Data entries:
__________

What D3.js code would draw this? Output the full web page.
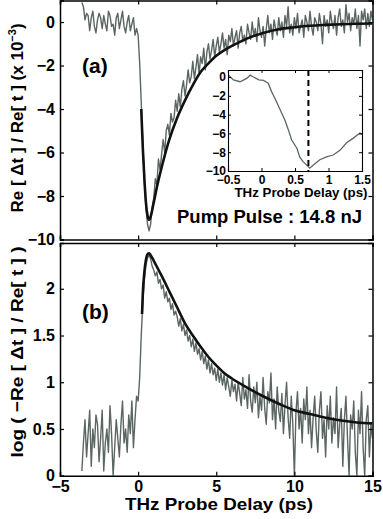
<!DOCTYPE html>
<html>
<head>
<meta charset="utf-8">
<script src="https://cdn.jsdelivr.net/npm/d3@7"></script>
<style>
  body { margin: 0; background: white; }
  text { font-family: "Liberation Sans", Arial, sans-serif; font-weight: bold; }
</style>
</head>
<body>
<div id="chart"></div>
<script>
// sampling of the measured traces (ps)
const traceStart = -3.6;
const traceStep = 0.1;

// (a) Re[dt]/Re[t] x 1e-3, measured
const reSignal = [
  0.9, 0.7, 0.1, 0.4, 0.3, -0.4, 0.2, 0.5, -0.2, -0.5, 0.1, 0.4, 0.2, -0.3, 0.3, -0.1, -0.4, 0.5,
  0.3, -0.2, -0.1, -0.6, 0.2, 0.4, -0.3, 0.1, 0.5, -0.2, -0.5, 0.0, 0.3, -0.4, -0.1, 0.2, -0.6, -0.3,
  -0.6, -1.9, -3.7, -5.6, -7.3, -8.5, -9.3, -9.6, -9.3, -8.5, -8.1,
  -7.2, -7.5, -6.3, -6.8, -6.1, -5.4, -6.0, -5.0, -4.7, -5.2,
  -4.2, -4.6, -4.4, -3.6, -4.1, -3.3, -3.9, -3.1, -2.7, -3.4,
  -2.9, -2.2, -2.8, -2.5, -1.8, -2.6, -2.1, -1.5, -2.4, -1.6,
  -1.9, -1.2, -2.2, -1.4, -1.0, -1.7, -1.3, -0.8, -1.6, -1.1,
  -0.7, -1.4, -1.0, -0.5, -1.2, -0.8, -1.5, -0.6, -0.9, -0.3,
  -1.1, -0.7, -0.4, -1.2, -0.5, -0.2, -0.9, -0.6, -1.0, -0.1,
  -0.5, -0.8, 0.0, -0.6, -0.3, -0.9, 0.2, -0.4, -0.7, -0.2,
  -1.1, -0.3, 0.3, -0.5, -0.1, -0.8, 0.1, -0.3, -0.6, 0.2,
  -0.4, 0.0, -0.7, 0.3, -0.2, 0.7, -0.5, -0.1, -0.6, 0.2,
  -0.3, 0.4, -0.5, -0.2, 0.1, -0.7, 0.3, 0.0, -0.4, 0.5,
  -0.2, -0.6, 0.2, 0.0, -0.4, 0.4, -0.1, -1.0, 0.3, -0.2,
  0.1, -0.5, 0.5, 0.0, -0.3, 0.3, -0.6, 0.2, 0.6, -0.2,
  0.1, -0.5, 0.8, 0.0, 0.4, -0.4, 0.2, -0.1, 0.6, -0.3,
  0.3, -1.1, 0.5, 0.1, 0.6, -0.3, 0.4, -0.2, 0.5, 0.1
];

// (b) log(-Re[dt]/Re[t]), measured
const logSignal = [
  0.05, 0.35, 0.6, 0.2, 0.45, 0.7, 0.1, 0.5, 0.3, 0.65, 0.55, 0.15, 0.4, 0.7, 0.05, 0.35, 0.5, 0.25,
  0.75, 0.45, 0.0, 0.3, 0.6, 0.4, 0.2, 0.55, 0.8, 0.35, 0.5, 0.25, 0.65, 0.45, 0.8, 0.3, 0.6, 0.85,
  0.8, 1.05, 1.5, 1.85, 2.1, 2.25, 2.33, 2.36, 2.32, 2.24, 2.2,
  2.14, 2.18, 2.06, 2.1, 2.0, 2.04, 1.9, 1.97, 1.86, 1.9,
  1.78, 1.84, 1.72, 1.76, 1.7, 1.6, 1.68, 1.55, 1.62, 1.5,
  1.56, 1.44, 1.5, 1.38, 1.46, 1.33, 1.42, 1.3, 1.36, 1.24,
  1.33, 1.2, 1.28, 1.14, 1.24, 1.1, 1.2, 1.08, 1.15, 1.02,
  1.14, 1.0, 1.1, 0.97, 1.08, 0.92, 1.05, 0.95, 0.85, 1.02,
  0.9, 0.98, 0.8, 1.0, 0.88, 0.75, 1.05, 0.82, 0.92, 0.72,
  1.08, 0.8, 0.68, 0.95, 0.78, 1.0, 0.62, 0.85, 0.7, 1.05,
  0.72, 0.55, 0.9, 0.78, 1.1, 0.6, 0.82, 0.5, 0.95, 0.7,
  0.58, 0.88, 0.45, 0.76, 1.0, 0.62, 0.4, 0.85, 0.55, 0.0,
  0.68, 0.9, 0.5, 0.72, 0.35, 0.82, 0.6, 0.95, 0.45, 0.7,
  0.3, 0.62, 0.85, 0.48, 0.25, 0.7, 0.9, 0.4, 0.6, 0.2,
  0.75, 0.5, 0.85, 0.35, 0.62, 0.45, 0.95, 0.3, 0.55, 0.72,
  0.1, 0.6, 0.85, 0.4, 0.0, 0.65, 0.5, 0.8, 0.25, 0.0,
  0.7, 0.45, 0.9, 0.3, 0.0, 0.6, 0.75, 0.2, 0.55, 0.4
];

// fits
const fitReT = [0.2, 0.3, 0.4, 0.5, 0.6, 0.7, 0.8, 1.0, 1.2, 1.5, 2.0, 2.5, 3.0, 3.5, 4.0, 4.5, 5.0, 5.5, 6.0, 7.0, 8.0, 9.0, 10, 11, 12, 13, 14, 15];
const fitReV = [-4.0, -5.8, -7.2, -8.3, -8.9, -9.1, -8.95, -8.3, -7.6, -6.7, -5.4, -4.4, -3.6, -2.9, -2.3, -1.9, -1.55, -1.3, -1.1, -0.75, -0.5, -0.33, -0.24, -0.17, -0.13, -0.1, -0.08, -0.07];
const fitLogT = [0.25, 0.3, 0.4, 0.5, 0.6, 0.7, 0.8, 1.0, 1.5, 2.0, 2.5, 3.0, 3.5, 4.0, 4.5, 5.0, 5.5, 6.0, 7.0, 8.0, 9.0, 10, 11, 12, 13, 14, 15];
const fitLogV = [1.73, 1.95, 2.18, 2.31, 2.37, 2.38, 2.36, 2.3, 2.14, 1.97, 1.8, 1.63, 1.5, 1.38, 1.27, 1.18, 1.1, 1.04, 0.94, 0.85, 0.77, 0.7, 0.66, 0.62, 0.59, 0.57, 0.56];

// inset: zoom on the minimum
const insetT = [-0.49, -0.42, -0.32, -0.22, -0.17, -0.12, -0.04, 0.03, 0.1, 0.15, 0.2, 0.28, 0.35, 0.4, 0.45, 0.53, 0.57, 0.62, 0.68, 0.72, 0.77, 0.87, 0.97, 1.07, 1.17, 1.27, 1.37, 1.47, 1.5];
const insetV = [0.2, -0.3, -0.5, -0.14, 0.2, 0.0, -0.3, -0.35, -0.65, -1.55, -2.25, -3.5, -4.6, -5.6, -6.7, -7.6, -8.5, -9.0, -9.4, -9.7, -9.4, -8.8, -8.5, -8.3, -7.8, -7.0, -6.5, -5.95, -6.1];
const dashAt = 0.7;

const xTicks = [-5, 0, 5, 10, 15];
const reTicks = [0, -2, -4, -6, -8, -10];
const logTicks = [0, 0.5, 1, 1.5, 2];
const insetXTicks = [-0.5, 0, 0.5, 1, 1.5];
const insetYTicks = [0, -2, -4, -6, -8, -10];

const width = 383, height = 519;
const grey = "#5b6663";

const svg = d3.select("#chart").append("svg")
  .attr("width", width).attr("height", height)
  .style("background", "white");

const defs = svg.append("defs");

const x = d3.scaleLinear().domain([-5, 15]).range([60, 372.5]);
const yA = d3.scaleLinear().domain([-10, 0.99]).range([239.5, 0.5]);
const yB = d3.scaleLinear().domain([0, 2.49]).range([475.7, 243]);

const traceT = reSignal.map((d, i) => traceStart + i * traceStep);

function panel(id, y, data, fitT, fitV, yTicks, fmt, showX) {
  const [y1, y0] = y.range();
  defs.append("clipPath").attr("id", id)
    .append("rect").attr("x", x.range()[0]).attr("y", y0)
    .attr("width", x.range()[1] - x.range()[0]).attr("height", y1 - y0);

  const g = svg.append("g");
  const plot = g.append("g").attr("clip-path", `url(#${id})`);

  plot.append("path")
    .datum(data)
    .attr("fill", "none")
    .attr("stroke", grey)
    .attr("stroke-width", 1.4)
    .attr("stroke-linejoin", "round")
    .attr("d", d3.line().x((d, i) => x(traceT[i])).y(d => y(d)));

  plot.append("path")
    .datum(fitV)
    .attr("fill", "none")
    .attr("stroke", "#111")
    .attr("stroke-width", 2.6)
    .attr("d", d3.line().curve(d3.curveMonotoneX).x((d, i) => x(fitT[i])).y(d => y(d)));

  // axes, ticks pointing inward, boxed
  g.append("g").attr("transform", `translate(${x.range()[0]},0)`)
    .call(d3.axisLeft(y).tickValues(yTicks).tickSize(-4).tickPadding(5).tickFormat(fmt));
  g.append("g").attr("transform", `translate(${x.range()[1]},0)`)
    .call(d3.axisRight(y).tickValues(yTicks).tickSize(-4).tickFormat(""));
  g.append("g").attr("transform", `translate(0,${y1})`)
    .call(d3.axisBottom(x).tickValues(xTicks).tickSize(-4).tickPadding(5)
      .tickFormat(showX ? d3.format("") : ""));
  g.append("g").attr("transform", `translate(0,${y0})`)
    .call(d3.axisTop(x).tickValues(xTicks).tickSize(-4).tickFormat(""));

  g.selectAll(".domain").attr("stroke", "#000").attr("stroke-width", 1.5);
  g.selectAll(".tick line").attr("stroke", "#000").attr("stroke-width", 1.2);
  g.selectAll(".tick text").attr("fill", "#000")
    .style("font-size", "16px").style("font-family", "'Liberation Sans', Arial, sans-serif")
    .style("font-weight", "bold");
  return g;
}

const minus = s => s.replace("-", "\u2212");

panel("clipA", yA, reSignal, fitReT, fitReV, reTicks, d => minus(String(d)), false);
panel("clipB", yB, logSignal, fitLogT, fitLogV, logTicks, d => String(d), true);

// panel labels
svg.append("text").attr("x", 82).attr("y", 73).style("font-size", "21px").text("(a)");
svg.append("text").attr("x", 82).attr("y", 319).style("font-size", "21px").text("(b)");

svg.append("text").attr("x", 362).attr("y", 223).attr("text-anchor", "end")
  .attr("textLength", 185).attr("lengthAdjust", "spacingAndGlyphs")
  .style("font-size", "18px").text("Pump Pulse : 14.8 nJ");

// axis titles
const yTitleA = svg.append("text")
  .attr("transform", "translate(23,118) rotate(-90)")
  .attr("text-anchor", "middle")
  .style("font-size", "17px");
yTitleA.append("tspan").text("Re [ \u0394t ] / Re[ t ] (x 10");
yTitleA.append("tspan").attr("dy", -7).style("font-size", "11px").text("\u22123");
yTitleA.append("tspan").attr("dy", 7).text(")");

svg.append("text")
  .attr("transform", "translate(23,352) rotate(-90)")
  .attr("text-anchor", "middle")
  .attr("textLength", 211).attr("lengthAdjust", "spacingAndGlyphs")
  .style("font-size", "17px")
  .text("log ( \u2212Re [ \u0394t ] / Re[ t ] )");

svg.append("text").attr("x", 219).attr("y", 510).attr("text-anchor", "middle")
  .attr("textLength", 188).attr("lengthAdjust", "spacingAndGlyphs")
  .style("font-size", "17px").text("THz Probe Delay (ps)");

// inset
const xi = d3.scaleLinear().domain([-0.5, 1.5]).range([228, 362]);
const yi = d3.scaleLinear().domain([-10, 0.75]).range([171, 70]);
const gi = svg.append("g");
gi.append("rect").attr("x", 228).attr("y", 70).attr("width", 134).attr("height", 101)
  .attr("fill", "white");
gi.append("path").datum(insetV)
  .attr("fill", "none").attr("stroke", grey).attr("stroke-width", 1.3)
  .attr("d", d3.line().x((d, i) => xi(insetT[i])).y(d => yi(d)));
gi.append("line")
  .attr("x1", xi(dashAt)).attr("x2", xi(dashAt))
  .attr("y1", yi.range()[1]).attr("y2", yi.range()[0])
  .attr("stroke", "#000").attr("stroke-width", 2).attr("stroke-dasharray", "6,4");
gi.append("g").attr("transform", "translate(228,0)")
  .call(d3.axisLeft(yi).tickValues(insetYTicks).tickSize(-3).tickPadding(2).tickFormat(d => minus(String(d))));
gi.append("g").attr("transform", "translate(362,0)")
  .call(d3.axisRight(yi).tickValues(insetYTicks).tickSize(-3).tickFormat(""));
gi.append("g").attr("transform", "translate(0,171)")
  .call(d3.axisBottom(xi).tickValues(insetXTicks).tickSize(-3).tickPadding(4).tickFormat(d => minus(String(d))));
gi.append("g").attr("transform", "translate(0,70)")
  .call(d3.axisTop(xi).tickValues(insetXTicks).tickSize(-3).tickFormat(""));
gi.selectAll(".domain").attr("stroke", "#000").attr("stroke-width", 1.1);
gi.selectAll(".tick line").attr("stroke", "#000");
gi.selectAll(".tick text").attr("fill", "#000")
  .style("font-size", "12px").style("font-family", "'Liberation Sans', Arial, sans-serif")
  .style("font-weight", "bold");
gi.append("text").attr("x", 301).attr("y", 197).attr("text-anchor", "middle")
  .attr("textLength", 133).attr("lengthAdjust", "spacingAndGlyphs")
  .style("font-size", "12px").text("THz Probe Delay (ps)");
</script>
</body>
</html>
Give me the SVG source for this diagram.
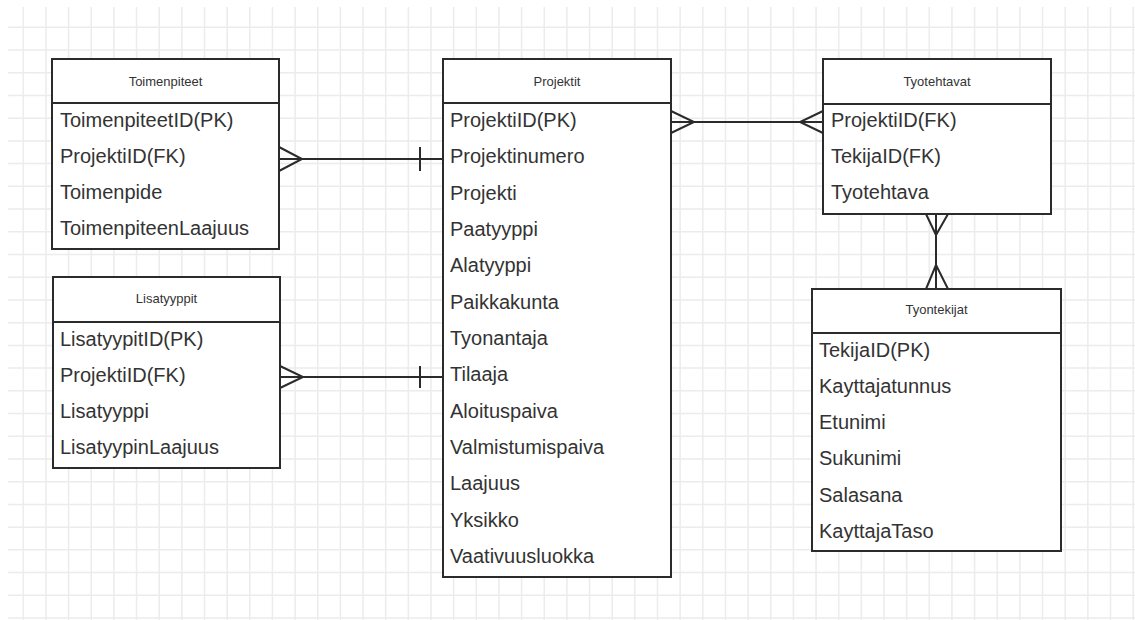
<svg xmlns="http://www.w3.org/2000/svg" width="1135" height="620" viewBox="0 0 1135 620">
<style>
.grid{stroke:#ececec;stroke-width:1.5;fill:none}
.box{fill:#fff;stroke:#2b2b2b;stroke-width:2}
.sep{stroke:#2b2b2b;stroke-width:2}
.hdr{font-family:"Liberation Sans",Arial,sans-serif;font-size:13px;fill:#333;text-anchor:middle}
.row{font-family:"Liberation Sans",Arial,sans-serif;font-size:20px;fill:#333}
.con{stroke:#2b2b2b;stroke-width:2;fill:none}
</style>
<rect x="0" y="0" width="1135" height="620" fill="#fff"/>
<path class="grid" d="M23.3 7V620M45.95 7V620M68.6 7V620M91.25 7V620M113.9 7V620M136.55 7V620M159.2 7V620M181.85 7V620M204.5 7V620M227.15 7V620M249.8 7V620M272.45 7V620M295.1 7V620M317.75 7V620M340.4 7V620M363.05 7V620M385.7 7V620M408.35 7V620M431 7V620M453.65 7V620M476.3 7V620M498.95 7V620M521.6 7V620M544.25 7V620M566.9 7V620M589.55 7V620M612.2 7V620M634.85 7V620M657.5 7V620M680.15 7V620M702.8 7V620M725.45 7V620M748.1 7V620M770.75 7V620M793.4 7V620M816.05 7V620M838.7 7V620M861.35 7V620M884 7V620M906.65 7V620M929.3 7V620M951.95 7V620M974.6 7V620M997.25 7V620M1019.9 7V620M1042.55 7V620M1065.2 7V620M1087.85 7V620M1110.5 7V620M1133.15 7V620M8 27.3H1135M8 50.02H1135M8 72.74H1135M8 95.46H1135M8 118.18H1135M8 140.9H1135M8 163.62H1135M8 186.34H1135M8 209.06H1135M8 231.78H1135M8 254.5H1135M8 277.22H1135M8 299.94H1135M8 322.66H1135M8 345.38H1135M8 368.1H1135M8 390.82H1135M8 413.54H1135M8 436.26H1135M8 458.98H1135M8 481.7H1135M8 504.42H1135M8 527.14H1135M8 549.86H1135M8 572.58H1135M8 595.3H1135M8 618.02H1135"/>
<g id="connectors">
<path class="con" d="M279 159H443M279 147L302 159L279 171M420 147V171"/>
<path class="con" d="M280 377H443M280 366L303 377L280 388M420 366V388"/>
<path class="con" d="M671 122H823M671 111L694 122L671 133M823 111L800 122L823 133"/>
<path class="con" d="M936 214V289M926 214L936 235L948 214M926 289L936 265L948 289"/>
</g>
<g id="toimenpiteet">
<rect class="box" x="52" y="59" width="227" height="190"/>
<line class="sep" x1="52" y1="103" x2="279" y2="103"/>
<text class="hdr" x="165.5" y="85.5">Toimenpiteet</text>
<text class="row" x="60" y="126.5">ToimenpiteetID(PK)</text>
<text class="row" x="60" y="162.8">ProjektiID(FK)</text>
<text class="row" x="60" y="199.1">Toimenpide</text>
<text class="row" x="60" y="235.4">ToimenpiteenLaajuus</text>
</g>
<g id="lisatyyppit">
<rect class="box" x="53" y="277" width="227" height="191"/>
<line class="sep" x1="53" y1="322" x2="280" y2="322"/>
<text class="hdr" x="166.5" y="302.5">Lisatyyppit</text>
<text class="row" x="60" y="345.5">LisatyypitID(PK)</text>
<text class="row" x="60" y="381.8">ProjektiID(FK)</text>
<text class="row" x="60" y="418.1">Lisatyyppi</text>
<text class="row" x="60" y="454.4">LisatyypinLaajuus</text>
</g>
<g id="projektit">
<rect class="box" x="443" y="59" width="228" height="518"/>
<line class="sep" x1="443" y1="103" x2="671" y2="103"/>
<text class="hdr" x="557" y="85.5">Projektit</text>
<text class="row" x="450" y="127">ProjektiID(PK)</text>
<text class="row" x="450" y="163.3">Projektinumero</text>
<text class="row" x="450" y="199.7">Projekti</text>
<text class="row" x="450" y="236">Paatyyppi</text>
<text class="row" x="450" y="272.3">Alatyyppi</text>
<text class="row" x="450" y="308.7">Paikkakunta</text>
<text class="row" x="450" y="345">Tyonantaja</text>
<text class="row" x="450" y="381.3">Tilaaja</text>
<text class="row" x="450" y="417.7">Aloituspaiva</text>
<text class="row" x="450" y="454">Valmistumispaiva</text>
<text class="row" x="450" y="490.3">Laajuus</text>
<text class="row" x="450" y="526.7">Yksikko</text>
<text class="row" x="450" y="563">Vaativuusluokka</text>
</g>
<g id="tyotehtavat">
<rect class="box" x="823" y="59" width="228" height="155"/>
<line class="sep" x1="823" y1="104" x2="1051" y2="104"/>
<text class="hdr" x="937" y="85.5">Tyotehtavat</text>
<text class="row" x="831" y="126.5">ProjektiID(FK)</text>
<text class="row" x="831" y="163">TekijaID(FK)</text>
<text class="row" x="831" y="199">Tyotehtava</text>
</g>
<g id="tyontekijat">
<rect class="box" x="812" y="289" width="249" height="262"/>
<line class="sep" x1="812" y1="333" x2="1061" y2="333"/>
<text class="hdr" x="936.5" y="313.5">Tyontekijat</text>
<text class="row" x="819" y="356.5">TekijaID(PK)</text>
<text class="row" x="819" y="392.8">Kayttajatunnus</text>
<text class="row" x="819" y="429.1">Etunimi</text>
<text class="row" x="819" y="465.4">Sukunimi</text>
<text class="row" x="819" y="501.7">Salasana</text>
<text class="row" x="819" y="538">KayttajaTaso</text>
</g>
</svg>
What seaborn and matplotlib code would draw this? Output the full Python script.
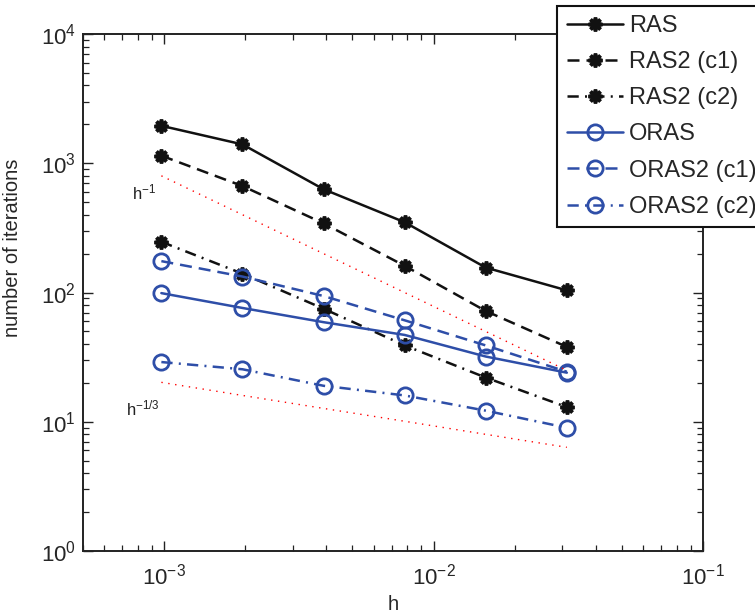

__________

Set problem — From the first line of the listing above, repeat every line through the one holding "const traceStep = 0.1;". Both ends count, and pictures stay out.

Complete answer —
What D3.js code would draw this? Output the full web page.
<!DOCTYPE html>
<html>
<head>
<meta charset="utf-8">
<script src="https://cdn.jsdelivr.net/npm/d3@7"></script>
<style>
  body { margin: 0; background: white; }
  text { font-family: "Liberation Sans", Arial, sans-serif; font-weight: bold; }
</style>
</head>
<body>
<div id="chart"></div>
<script>
// sampling of the measured traces (ps)
const traceStart = -3.6;
const traceStep = 0.1;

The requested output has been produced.